White died at 17 Cambridge Road, Brighton, on 17 December 1893.

==Works==
White published editions of Greek and Latin authors, including the Grammar School Texts. With Joseph Esmond Riddle he brought out in 1862 A Latin-English Dictionary, London, based on Ethan Allen Andrews's translation of Wilhelm Freund's Wörterbuch der lateinischen Sprache. Freund's Wörterbuch was published at Leipzig between 1834 and 1845, and Andrews's translation at New York in 1852. White and Riddle's Dictionary was later largely superseded by that of Charlton T. Lewis and Charles Short (1879). A College Latin-English Dictionary of intermediate size appeared in 1865, and a Junior Student's Complete Latin-English and English-Latin Dictionary in 1869.

White also edited Robert Lynam's History of the Roman Emperors (London, 1850, 2 vols.).

== Theological publications ==

- St.

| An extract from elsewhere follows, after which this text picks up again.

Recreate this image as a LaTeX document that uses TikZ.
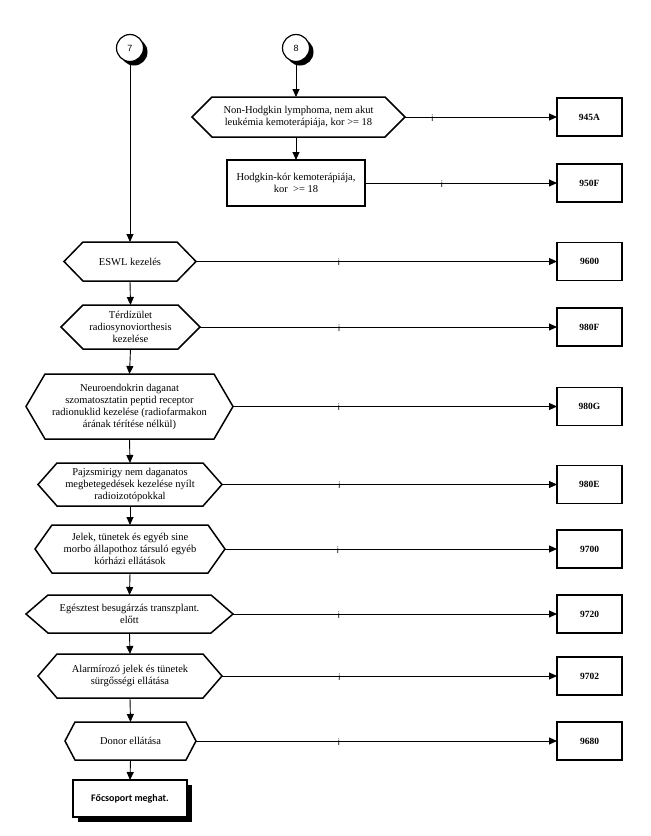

Matthew's Gospel: with a vocabulary, London, 1887.
- St. Mark's Gospel: with a vocabulary, London, 1887.
- St. Luke's Gospel: with a vocabulary, London, 1888.
- St. John's Gospel: with a vocabulary, London, 1885.
- The Acts of the Apostles: with a vocabulary, London, 1885.
- St. Paul's Epistle to the Romans: with a vocabulary, London, 1886.